Repeat all the material exactly; pictures stay out of your copy.
### DATA LINES ###
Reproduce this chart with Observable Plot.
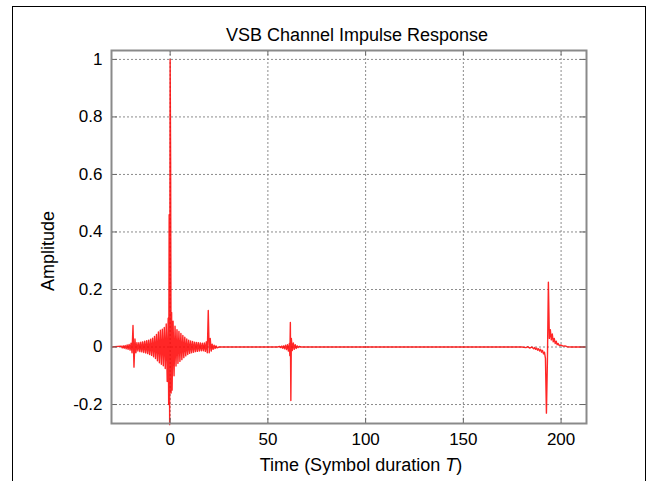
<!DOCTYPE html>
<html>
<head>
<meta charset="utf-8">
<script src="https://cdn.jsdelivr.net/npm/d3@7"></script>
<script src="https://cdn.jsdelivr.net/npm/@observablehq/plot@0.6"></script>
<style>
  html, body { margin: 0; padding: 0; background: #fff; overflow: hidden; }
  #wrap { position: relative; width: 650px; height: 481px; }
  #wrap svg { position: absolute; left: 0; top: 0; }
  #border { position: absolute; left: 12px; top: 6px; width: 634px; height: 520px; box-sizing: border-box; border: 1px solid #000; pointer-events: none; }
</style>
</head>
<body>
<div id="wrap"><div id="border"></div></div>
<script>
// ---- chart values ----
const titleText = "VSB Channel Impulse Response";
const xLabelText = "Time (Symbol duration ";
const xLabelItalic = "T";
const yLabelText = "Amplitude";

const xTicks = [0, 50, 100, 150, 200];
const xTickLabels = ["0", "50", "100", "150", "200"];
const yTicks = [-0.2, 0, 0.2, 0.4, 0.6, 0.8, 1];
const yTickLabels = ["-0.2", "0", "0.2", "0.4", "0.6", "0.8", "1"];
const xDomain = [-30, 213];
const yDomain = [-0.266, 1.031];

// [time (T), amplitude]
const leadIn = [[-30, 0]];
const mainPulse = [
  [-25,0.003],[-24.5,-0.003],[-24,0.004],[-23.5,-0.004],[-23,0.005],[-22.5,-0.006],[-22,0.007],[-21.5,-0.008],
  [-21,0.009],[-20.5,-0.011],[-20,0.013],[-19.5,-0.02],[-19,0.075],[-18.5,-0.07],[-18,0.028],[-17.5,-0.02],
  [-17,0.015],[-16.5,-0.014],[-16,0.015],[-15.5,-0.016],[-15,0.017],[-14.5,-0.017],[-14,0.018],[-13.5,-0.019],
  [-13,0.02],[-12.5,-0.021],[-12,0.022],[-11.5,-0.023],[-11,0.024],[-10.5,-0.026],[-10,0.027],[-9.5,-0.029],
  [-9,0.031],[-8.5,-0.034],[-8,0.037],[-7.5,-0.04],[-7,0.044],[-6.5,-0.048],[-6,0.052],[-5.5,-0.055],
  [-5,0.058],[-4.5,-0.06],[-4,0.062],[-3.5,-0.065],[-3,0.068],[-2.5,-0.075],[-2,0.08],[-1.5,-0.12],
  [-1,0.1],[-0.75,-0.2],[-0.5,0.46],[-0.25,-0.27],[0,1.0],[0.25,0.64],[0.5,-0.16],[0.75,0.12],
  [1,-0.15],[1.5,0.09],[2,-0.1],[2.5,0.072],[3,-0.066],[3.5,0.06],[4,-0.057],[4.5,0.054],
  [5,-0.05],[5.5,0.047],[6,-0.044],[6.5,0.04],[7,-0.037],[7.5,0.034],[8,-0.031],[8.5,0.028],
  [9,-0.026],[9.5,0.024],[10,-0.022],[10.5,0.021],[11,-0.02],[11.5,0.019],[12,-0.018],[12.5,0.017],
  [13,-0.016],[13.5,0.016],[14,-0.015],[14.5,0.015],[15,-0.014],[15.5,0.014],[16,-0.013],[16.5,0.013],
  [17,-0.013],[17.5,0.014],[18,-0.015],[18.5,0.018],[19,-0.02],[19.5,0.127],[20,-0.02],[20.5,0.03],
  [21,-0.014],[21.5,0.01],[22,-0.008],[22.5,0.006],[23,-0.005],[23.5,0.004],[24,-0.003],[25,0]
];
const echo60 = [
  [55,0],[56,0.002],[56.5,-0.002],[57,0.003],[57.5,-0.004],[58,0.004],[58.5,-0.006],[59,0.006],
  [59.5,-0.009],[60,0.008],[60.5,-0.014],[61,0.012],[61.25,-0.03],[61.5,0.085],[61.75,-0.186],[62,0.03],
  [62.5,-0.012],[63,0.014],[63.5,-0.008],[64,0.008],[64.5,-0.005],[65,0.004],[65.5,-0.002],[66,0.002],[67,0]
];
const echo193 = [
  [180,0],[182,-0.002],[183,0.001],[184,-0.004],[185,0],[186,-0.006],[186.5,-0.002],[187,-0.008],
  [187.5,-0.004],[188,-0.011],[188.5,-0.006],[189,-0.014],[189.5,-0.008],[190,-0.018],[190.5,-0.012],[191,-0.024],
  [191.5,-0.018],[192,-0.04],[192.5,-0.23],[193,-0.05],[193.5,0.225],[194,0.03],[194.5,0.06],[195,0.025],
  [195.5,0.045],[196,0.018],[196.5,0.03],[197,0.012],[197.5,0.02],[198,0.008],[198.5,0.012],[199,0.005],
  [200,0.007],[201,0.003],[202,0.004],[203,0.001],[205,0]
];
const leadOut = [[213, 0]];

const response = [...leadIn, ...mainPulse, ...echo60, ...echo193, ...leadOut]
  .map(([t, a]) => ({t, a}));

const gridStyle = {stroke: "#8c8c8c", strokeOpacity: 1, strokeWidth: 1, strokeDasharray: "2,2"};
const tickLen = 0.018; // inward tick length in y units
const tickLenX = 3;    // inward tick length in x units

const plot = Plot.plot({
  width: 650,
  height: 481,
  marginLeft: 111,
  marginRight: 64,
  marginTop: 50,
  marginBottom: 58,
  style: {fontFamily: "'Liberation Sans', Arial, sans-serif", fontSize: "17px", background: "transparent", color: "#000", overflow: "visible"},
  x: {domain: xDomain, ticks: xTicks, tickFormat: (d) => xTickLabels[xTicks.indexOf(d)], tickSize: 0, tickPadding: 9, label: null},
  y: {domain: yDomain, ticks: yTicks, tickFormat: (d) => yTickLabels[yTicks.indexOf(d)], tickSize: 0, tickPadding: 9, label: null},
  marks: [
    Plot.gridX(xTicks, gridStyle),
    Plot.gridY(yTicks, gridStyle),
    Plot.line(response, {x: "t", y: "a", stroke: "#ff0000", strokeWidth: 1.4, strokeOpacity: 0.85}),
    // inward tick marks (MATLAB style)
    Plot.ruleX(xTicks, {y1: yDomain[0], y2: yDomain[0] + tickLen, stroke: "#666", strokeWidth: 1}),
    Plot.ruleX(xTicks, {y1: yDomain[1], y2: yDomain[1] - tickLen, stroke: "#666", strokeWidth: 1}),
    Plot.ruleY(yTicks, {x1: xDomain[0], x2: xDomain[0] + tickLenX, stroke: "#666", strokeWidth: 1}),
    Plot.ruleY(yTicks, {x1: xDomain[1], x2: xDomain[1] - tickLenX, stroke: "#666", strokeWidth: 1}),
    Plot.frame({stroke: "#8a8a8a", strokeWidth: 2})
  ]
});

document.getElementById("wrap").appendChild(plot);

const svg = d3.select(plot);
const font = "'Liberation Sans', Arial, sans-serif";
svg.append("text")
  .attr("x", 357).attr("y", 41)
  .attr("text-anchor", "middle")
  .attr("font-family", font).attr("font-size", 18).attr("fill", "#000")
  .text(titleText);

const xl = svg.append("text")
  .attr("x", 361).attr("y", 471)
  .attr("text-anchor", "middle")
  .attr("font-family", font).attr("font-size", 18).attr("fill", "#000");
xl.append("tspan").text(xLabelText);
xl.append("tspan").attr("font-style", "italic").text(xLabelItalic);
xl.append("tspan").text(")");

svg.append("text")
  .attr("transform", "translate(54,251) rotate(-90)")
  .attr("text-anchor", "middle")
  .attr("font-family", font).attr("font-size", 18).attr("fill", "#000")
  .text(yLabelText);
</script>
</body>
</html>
###
* WRITTEN REPLY:
Reproduce this chart with Observable Plot.
<!DOCTYPE html>
<html>
<head>
<meta charset="utf-8">
<script src="https://cdn.jsdelivr.net/npm/d3@7"></script>
<script src="https://cdn.jsdelivr.net/npm/@observablehq/plot@0.6"></script>
<style>
  html, body { margin: 0; padding: 0; background: #fff; overflow: hidden; }
  #wrap { position: relative; width: 650px; height: 481px; }
  #wrap svg { position: absolute; left: 0; top: 0; }
  #border { position: absolute; left: 12px; top: 6px; width: 634px; height: 520px; box-sizing: border-box; border: 1px solid #000; pointer-events: none; }
</style>
</head>
<body>
<div id="wrap"><div id="border"></div></div>
<script>
// ---- chart values ----
const titleText = "VSB Channel Impulse Response";
const xLabelText = "Time (Symbol duration ";
const xLabelItalic = "T";
const yLabelText = "Amplitude";

const xTicks = [0, 50, 100, 150, 200];
const xTickLabels = ["0", "50", "100", "150", "200"];
const yTicks = [-0.2, 0, 0.2, 0.4, 0.6, 0.8, 1];
const yTickLabels = ["-0.2", "0", "0.2", "0.4", "0.6", "0.8", "1"];
const xDomain = [-30, 213];
const yDomain = [-0.266, 1.031];

// [time (T), amplitude]
const leadIn = [[-30, 0]];
const mainPulse = [
  [-25,0.003],[-24.5,-0.003],[-24,0.004],[-23.5,-0.004],[-23,0.005],[-22.5,-0.006],[-22,0.007],[-21.5,-0.008],
  [-21,0.009],[-20.5,-0.011],[-20,0.013],[-19.5,-0.02],[-19,0.075],[-18.5,-0.07],[-18,0.028],[-17.5,-0.02],
  [-17,0.015],[-16.5,-0.014],[-16,0.015],[-15.5,-0.016],[-15,0.017],[-14.5,-0.017],[-14,0.018],[-13.5,-0.019],
  [-13,0.02],[-12.5,-0.021],[-12,0.022],[-11.5,-0.023],[-11,0.024],[-10.5,-0.026],[-10,0.027],[-9.5,-0.029],
  [-9,0.031],[-8.5,-0.034],[-8,0.037],[-7.5,-0.04],[-7,0.044],[-6.5,-0.048],[-6,0.052],[-5.5,-0.055],
  [-5,0.058],[-4.5,-0.06],[-4,0.062],[-3.5,-0.065],[-3,0.068],[-2.5,-0.075],[-2,0.08],[-1.5,-0.12],
  [-1,0.1],[-0.75,-0.2],[-0.5,0.46],[-0.25,-0.27],[0,1.0],[0.25,0.64],[0.5,-0.16],[0.75,0.12],
  [1,-0.15],[1.5,0.09],[2,-0.1],[2.5,0.072],[3,-0.066],[3.5,0.06],[4,-0.057],[4.5,0.054],
  [5,-0.05],[5.5,0.047],[6,-0.044],[6.5,0.04],[7,-0.037],[7.5,0.034],[8,-0.031],[8.5,0.028],
  [9,-0.026],[9.5,0.024],[10,-0.022],[10.5,0.021],[11,-0.02],[11.5,0.019],[12,-0.018],[12.5,0.017],
  [13,-0.016],[13.5,0.016],[14,-0.015],[14.5,0.015],[15,-0.014],[15.5,0.014],[16,-0.013],[16.5,0.013],
  [17,-0.013],[17.5,0.014],[18,-0.015],[18.5,0.018],[19,-0.02],[19.5,0.127],[20,-0.02],[20.5,0.03],
  [21,-0.014],[21.5,0.01],[22,-0.008],[22.5,0.006],[23,-0.005],[23.5,0.004],[24,-0.003],[25,0]
];
const echo60 = [
  [55,0],[56,0.002],[56.5,-0.002],[57,0.003],[57.5,-0.004],[58,0.004],[58.5,-0.006],[59,0.006],
  [59.5,-0.009],[60,0.008],[60.5,-0.014],[61,0.012],[61.25,-0.03],[61.5,0.085],[61.75,-0.186],[62,0.03],
  [62.5,-0.012],[63,0.014],[63.5,-0.008],[64,0.008],[64.5,-0.005],[65,0.004],[65.5,-0.002],[66,0.002],[67,0]
];
const echo193 = [
  [180,0],[182,-0.002],[183,0.001],[184,-0.004],[185,0],[186,-0.006],[186.5,-0.002],[187,-0.008],
  [187.5,-0.004],[188,-0.011],[188.5,-0.006],[189,-0.014],[189.5,-0.008],[190,-0.018],[190.5,-0.012],[191,-0.024],
  [191.5,-0.018],[192,-0.04],[192.5,-0.23],[193,-0.05],[193.5,0.225],[194,0.03],[194.5,0.06],[195,0.025],
  [195.5,0.045],[196,0.018],[196.5,0.03],[197,0.012],[197.5,0.02],[198,0.008],[198.5,0.012],[199,0.005],
  [200,0.007],[201,0.003],[202,0.004],[203,0.001],[205,0]
];
const leadOut = [[213, 0]];

const response = [...leadIn, ...mainPulse, ...echo60, ...echo193, ...leadOut]
  .map(([t, a]) => ({t, a}));

const gridStyle = {stroke: "#8c8c8c", strokeOpacity: 1, strokeWidth: 1, strokeDasharray: "2,2"};
const tickLen = 0.018; // inward tick length in y units
const tickLenX = 3;    // inward tick length in x units

const plot = Plot.plot({
  width: 650,
  height: 481,
  marginLeft: 111,
  marginRight: 64,
  marginTop: 50,
  marginBottom: 58,
  style: {fontFamily: "'Liberation Sans', Arial, sans-serif", fontSize: "17px", background: "transparent", color: "#000", overflow: "visible"},
  x: {domain: xDomain, ticks: xTicks, tickFormat: (d) => xTickLabels[xTicks.indexOf(d)], tickSize: 0, tickPadding: 9, label: null},
  y: {domain: yDomain, ticks: yTicks, tickFormat: (d) => yTickLabels[yTicks.indexOf(d)], tickSize: 0, tickPadding: 9, label: null},
  marks: [
    Plot.gridX(xTicks, gridStyle),
    Plot.gridY(yTicks, gridStyle),
    Plot.line(response, {x: "t", y: "a", stroke: "#ff0000", strokeWidth: 1.4, strokeOpacity: 0.85}),
    // inward tick marks (MATLAB style)
    Plot.ruleX(xTicks, {y1: yDomain[0], y2: yDomain[0] + tickLen, stroke: "#666", strokeWidth: 1}),
    Plot.ruleX(xTicks, {y1: yDomain[1], y2: yDomain[1] - tickLen, stroke: "#666", strokeWidth: 1}),
    Plot.ruleY(yTicks, {x1: xDomain[0], x2: xDomain[0] + tickLenX, stroke: "#666", strokeWidth: 1}),
    Plot.ruleY(yTicks, {x1: xDomain[1], x2: xDomain[1] - tickLenX, stroke: "#666", strokeWidth: 1}),
    Plot.frame({stroke: "#8a8a8a", strokeWidth: 2})
  ]
});

document.getElementById("wrap").appendChild(plot);

const svg = d3.select(plot);
const font = "'Liberation Sans', Arial, sans-serif";
svg.append("text")
  .attr("x", 357).attr("y", 41)
  .attr("text-anchor", "middle")
  .attr("font-family", font).attr("font-size", 18).attr("fill", "#000")
  .text(titleText);

const xl = svg.append("text")
  .attr("x", 361).attr("y", 471)
  .attr("text-anchor", "middle")
  .attr("font-family", font).attr("font-size", 18).attr("fill", "#000");
xl.append("tspan").text(xLabelText);
xl.append("tspan").attr("font-style", "italic").text(xLabelItalic);
xl.append("tspan").text(")");

svg.append("text")
  .attr("transform", "translate(54,251) rotate(-90)")
  .attr("text-anchor", "middle")
  .attr("font-family", font).attr("font-size", 18).attr("fill", "#000")
  .text(yLabelText);
</script>
</body>
</html>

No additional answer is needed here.